*Exercise objective*: Reproduce the listing below word for word, with no pictures.

*Source material*:

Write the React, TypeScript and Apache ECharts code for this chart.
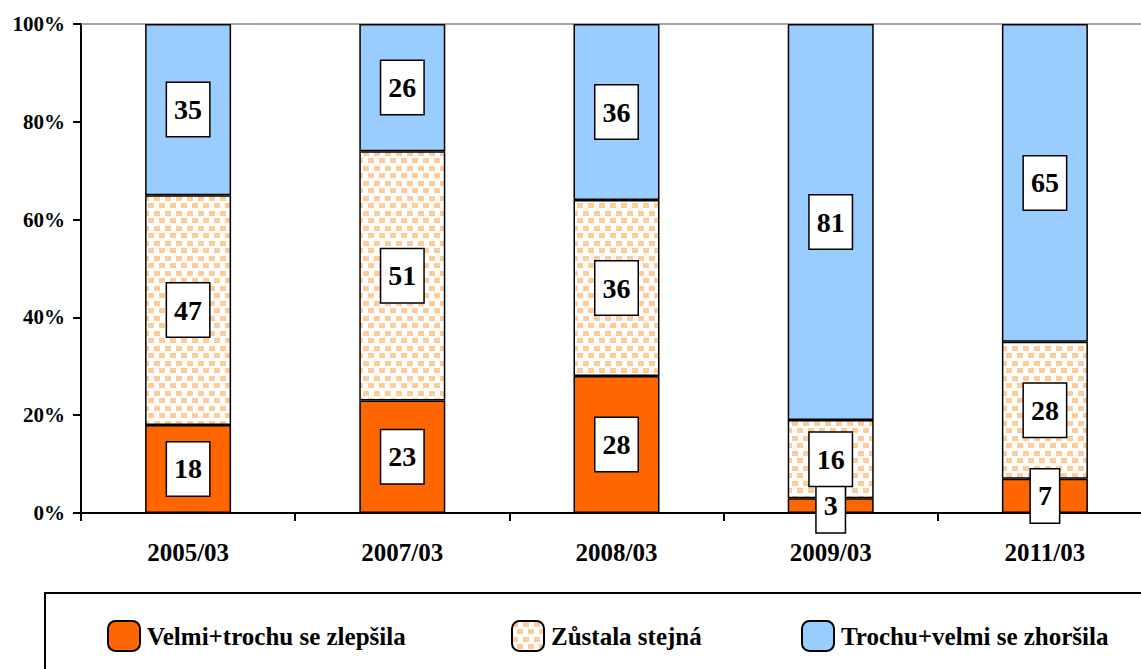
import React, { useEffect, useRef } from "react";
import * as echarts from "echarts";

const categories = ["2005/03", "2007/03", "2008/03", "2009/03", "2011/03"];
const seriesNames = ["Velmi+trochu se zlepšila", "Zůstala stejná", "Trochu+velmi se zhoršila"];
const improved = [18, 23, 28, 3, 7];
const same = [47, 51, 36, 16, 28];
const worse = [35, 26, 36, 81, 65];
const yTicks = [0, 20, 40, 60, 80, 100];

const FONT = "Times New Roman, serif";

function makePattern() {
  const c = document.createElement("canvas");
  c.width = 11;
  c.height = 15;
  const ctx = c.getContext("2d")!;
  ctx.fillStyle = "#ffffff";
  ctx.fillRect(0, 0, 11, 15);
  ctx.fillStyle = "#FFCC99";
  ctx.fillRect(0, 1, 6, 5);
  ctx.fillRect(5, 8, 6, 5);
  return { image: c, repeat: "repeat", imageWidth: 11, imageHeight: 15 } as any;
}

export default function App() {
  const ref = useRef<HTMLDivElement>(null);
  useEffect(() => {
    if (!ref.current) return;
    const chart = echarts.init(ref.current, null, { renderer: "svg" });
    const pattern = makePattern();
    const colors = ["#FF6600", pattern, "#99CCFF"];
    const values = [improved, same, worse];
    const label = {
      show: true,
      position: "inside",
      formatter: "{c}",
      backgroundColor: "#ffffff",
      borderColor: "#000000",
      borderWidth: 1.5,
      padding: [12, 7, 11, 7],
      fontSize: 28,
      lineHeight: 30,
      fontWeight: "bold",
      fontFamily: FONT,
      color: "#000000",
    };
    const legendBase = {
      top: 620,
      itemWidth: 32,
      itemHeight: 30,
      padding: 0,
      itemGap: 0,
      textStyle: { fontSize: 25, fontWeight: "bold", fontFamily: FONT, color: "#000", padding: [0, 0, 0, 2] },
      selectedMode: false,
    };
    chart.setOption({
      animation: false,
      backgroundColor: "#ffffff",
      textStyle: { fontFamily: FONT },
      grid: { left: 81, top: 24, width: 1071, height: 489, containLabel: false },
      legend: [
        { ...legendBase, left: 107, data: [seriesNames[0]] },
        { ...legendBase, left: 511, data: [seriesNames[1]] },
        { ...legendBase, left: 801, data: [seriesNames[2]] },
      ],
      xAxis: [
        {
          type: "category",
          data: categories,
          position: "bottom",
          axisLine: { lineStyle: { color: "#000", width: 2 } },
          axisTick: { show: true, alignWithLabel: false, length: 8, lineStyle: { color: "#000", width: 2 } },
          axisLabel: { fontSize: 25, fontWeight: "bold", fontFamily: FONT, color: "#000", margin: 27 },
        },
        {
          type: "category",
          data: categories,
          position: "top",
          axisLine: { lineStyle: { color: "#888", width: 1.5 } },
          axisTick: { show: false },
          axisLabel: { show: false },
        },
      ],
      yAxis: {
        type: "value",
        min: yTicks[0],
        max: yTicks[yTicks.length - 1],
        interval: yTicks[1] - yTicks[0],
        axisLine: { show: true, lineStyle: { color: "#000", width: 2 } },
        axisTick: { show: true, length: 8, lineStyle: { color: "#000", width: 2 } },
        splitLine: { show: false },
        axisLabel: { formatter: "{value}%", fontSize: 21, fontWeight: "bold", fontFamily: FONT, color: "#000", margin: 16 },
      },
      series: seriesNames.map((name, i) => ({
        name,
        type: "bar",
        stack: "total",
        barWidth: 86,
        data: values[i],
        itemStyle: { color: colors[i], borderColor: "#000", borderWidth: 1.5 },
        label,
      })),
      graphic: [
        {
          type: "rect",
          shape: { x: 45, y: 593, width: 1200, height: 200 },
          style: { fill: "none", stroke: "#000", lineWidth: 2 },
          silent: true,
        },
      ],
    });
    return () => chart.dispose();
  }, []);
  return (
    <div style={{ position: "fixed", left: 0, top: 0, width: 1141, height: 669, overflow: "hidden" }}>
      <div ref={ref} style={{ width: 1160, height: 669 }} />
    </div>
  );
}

*Response to the exercise*:
Write the React, TypeScript and Apache ECharts code for this chart.
import React, { useEffect, useRef } from "react";
import * as echarts from "echarts";

const categories = ["2005/03", "2007/03", "2008/03", "2009/03", "2011/03"];
const seriesNames = ["Velmi+trochu se zlepšila", "Zůstala stejná", "Trochu+velmi se zhoršila"];
const improved = [18, 23, 28, 3, 7];
const same = [47, 51, 36, 16, 28];
const worse = [35, 26, 36, 81, 65];
const yTicks = [0, 20, 40, 60, 80, 100];

const FONT = "Times New Roman, serif";

function makePattern() {
  const c = document.createElement("canvas");
  c.width = 11;
  c.height = 15;
  const ctx = c.getContext("2d")!;
  ctx.fillStyle = "#ffffff";
  ctx.fillRect(0, 0, 11, 15);
  ctx.fillStyle = "#FFCC99";
  ctx.fillRect(0, 1, 6, 5);
  ctx.fillRect(5, 8, 6, 5);
  return { image: c, repeat: "repeat", imageWidth: 11, imageHeight: 15 } as any;
}

export default function App() {
  const ref = useRef<HTMLDivElement>(null);
  useEffect(() => {
    if (!ref.current) return;
    const chart = echarts.init(ref.current, null, { renderer: "svg" });
    const pattern = makePattern();
    const colors = ["#FF6600", pattern, "#99CCFF"];
    const values = [improved, same, worse];
    const label = {
      show: true,
      position: "inside",
      formatter: "{c}",
      backgroundColor: "#ffffff",
      borderColor: "#000000",
      borderWidth: 1.5,
      padding: [12, 7, 11, 7],
      fontSize: 28,
      lineHeight: 30,
      fontWeight: "bold",
      fontFamily: FONT,
      color: "#000000",
    };
    const legendBase = {
      top: 620,
      itemWidth: 32,
      itemHeight: 30,
      padding: 0,
      itemGap: 0,
      textStyle: { fontSize: 25, fontWeight: "bold", fontFamily: FONT, color: "#000", padding: [0, 0, 0, 2] },
      selectedMode: false,
    };
    chart.setOption({
      animation: false,
      backgroundColor: "#ffffff",
      textStyle: { fontFamily: FONT },
      grid: { left: 81, top: 24, width: 1071, height: 489, containLabel: false },
      legend: [
        { ...legendBase, left: 107, data: [seriesNames[0]] },
        { ...legendBase, left: 511, data: [seriesNames[1]] },
        { ...legendBase, left: 801, data: [seriesNames[2]] },
      ],
      xAxis: [
        {
          type: "category",
          data: categories,
          position: "bottom",
          axisLine: { lineStyle: { color: "#000", width: 2 } },
          axisTick: { show: true, alignWithLabel: false, length: 8, lineStyle: { color: "#000", width: 2 } },
          axisLabel: { fontSize: 25, fontWeight: "bold", fontFamily: FONT, color: "#000", margin: 27 },
        },
        {
          type: "category",
          data: categories,
          position: "top",
          axisLine: { lineStyle: { color: "#888", width: 1.5 } },
          axisTick: { show: false },
          axisLabel: { show: false },
        },
      ],
      yAxis: {
        type: "value",
        min: yTicks[0],
        max: yTicks[yTicks.length - 1],
        interval: yTicks[1] - yTicks[0],
        axisLine: { show: true, lineStyle: { color: "#000", width: 2 } },
        axisTick: { show: true, length: 8, lineStyle: { color: "#000", width: 2 } },
        splitLine: { show: false },
        axisLabel: { formatter: "{value}%", fontSize: 21, fontWeight: "bold", fontFamily: FONT, color: "#000", margin: 16 },
      },
      series: seriesNames.map((name, i) => ({
        name,
        type: "bar",
        stack: "total",
        barWidth: 86,
        data: values[i],
        itemStyle: { color: colors[i], borderColor: "#000", borderWidth: 1.5 },
        label,
      })),
      graphic: [
        {
          type: "rect",
          shape: { x: 45, y: 593, width: 1200, height: 200 },
          style: { fill: "none", stroke: "#000", lineWidth: 2 },
          silent: true,
        },
      ],
    });
    return () => chart.dispose();
  }, []);
  return (
    <div style={{ position: "fixed", left: 0, top: 0, width: 1141, height: 669, overflow: "hidden" }}>
      <div ref={ref} style={{ width: 1160, height: 669 }} />
    </div>
  );
}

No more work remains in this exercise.